What are Sweetheart cherries? These large, bright red cherries are prized for their heart-like shape and firm texture, but mostly for a distinctive, super-sweet, mildly tart flavor. Can you grow sweet cherries? You sure can, as long as you live in USDA plant hardiness zones 5 through 7. In fact, Sweetheart cherries are among the easiest cherries to grow in the home garden. Want to learn how to grow sweetheart cherries? Read on!
Sweetheart Cherry Info
Sweetheart cherry trees, which reach heights and widths of 7 to 10 feet (2-3 m.), are highly ornamental year round, with beautiful pink and white blooms against a backdrop of shiny, dark green leaves. The beauty continues with red and orange autumn leaves, followed by bark that adds textural interest throughout the winter.
Unlike many cherry trees, Sweetheart cherry trees are self-pollinating, so it isn’t necessary to plant another cherry tree nearby. Sweetheart cherries ripen in summer and continue for several weeks.
How to Grow Sweetheart Cherries
Plant Sweetheart cherry trees in late fall or early spring. Avoid soggy, poorly drained areas, as the trees require a well-drained soil.
Ensure the trees receive a minimum of six hours of sunlight per day to promote healthy blooming and fruit development.
Provide Sweetheart cherries with about 1 inch (2.5 cm.) of water per week when the trees are young. The trees may need a little more moisture during dry periods, but don’t overwater. Water carefully, as they are prone to powdery mildew. Water at the base of the tree, using a soaker hose or drip irrigation system. Avoid overhead irrigation as the foliage should remain as dry as possible.
Mulch Sweetheart cherry trees with about 3 inches (8 cm.) of mulch to prevent moisture evaporation. Mulch will also keep weeds in check and prevent temperature fluctuations that can trigger splitting.

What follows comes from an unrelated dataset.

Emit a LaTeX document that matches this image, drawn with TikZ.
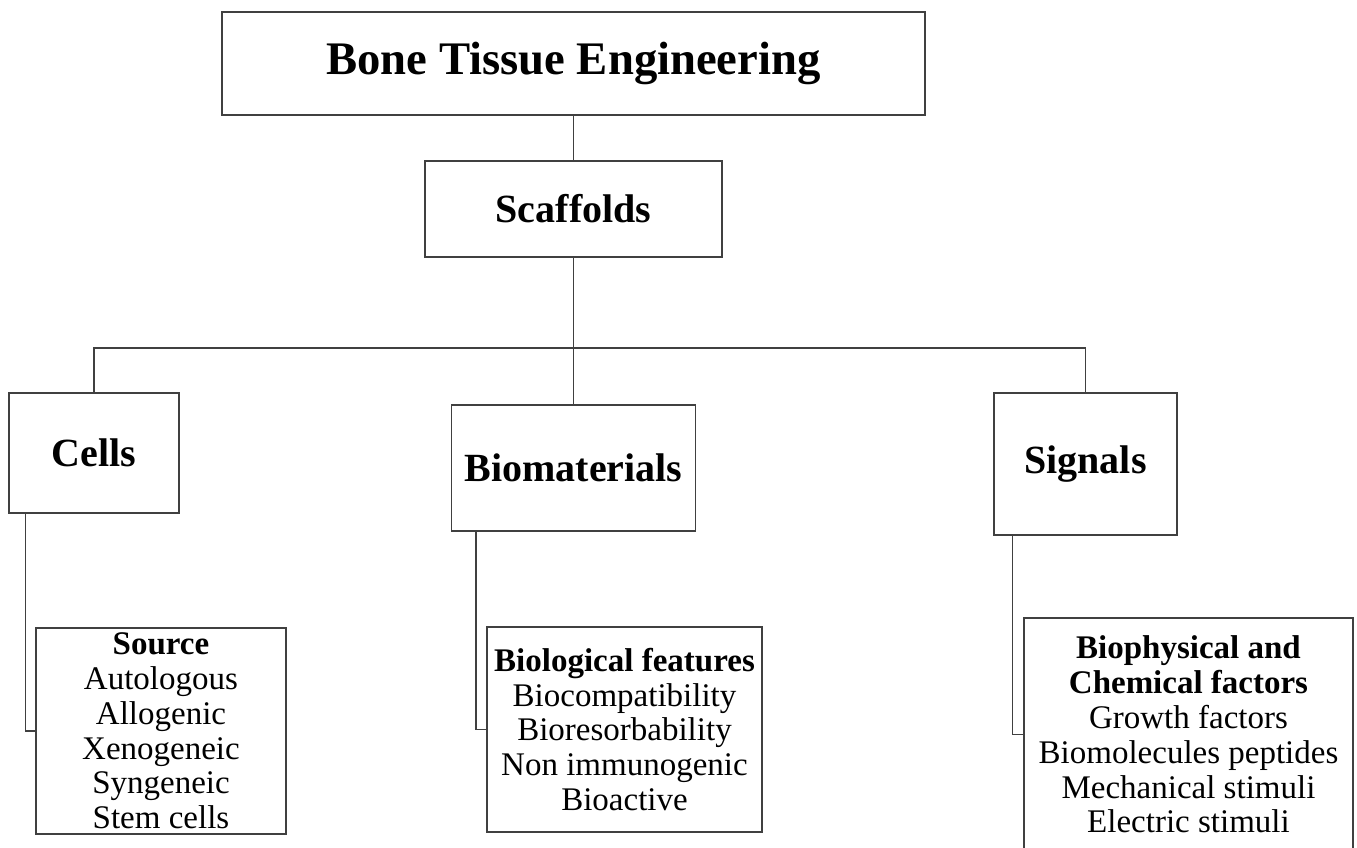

Fertilize your cherry trees every spring, about a month before flowering, using a light application of a low-nitrogen fertilizer. Once the trees mature and begin to bear fruit, fertilize annually after cherries are harvested.
Prune cherry trees in late winter. Remove dead or damaged growth and branches that cross or rub other branches. Thin the center of the tree to improve air circulation. Regular pruning will also help prevent powdery mildew and other fungal diseases. Pull suckers from the base of the tree throughout the season. Unless they are removed, suckers will promote powdery mildew, and will rob the tree of moisture and nutrients.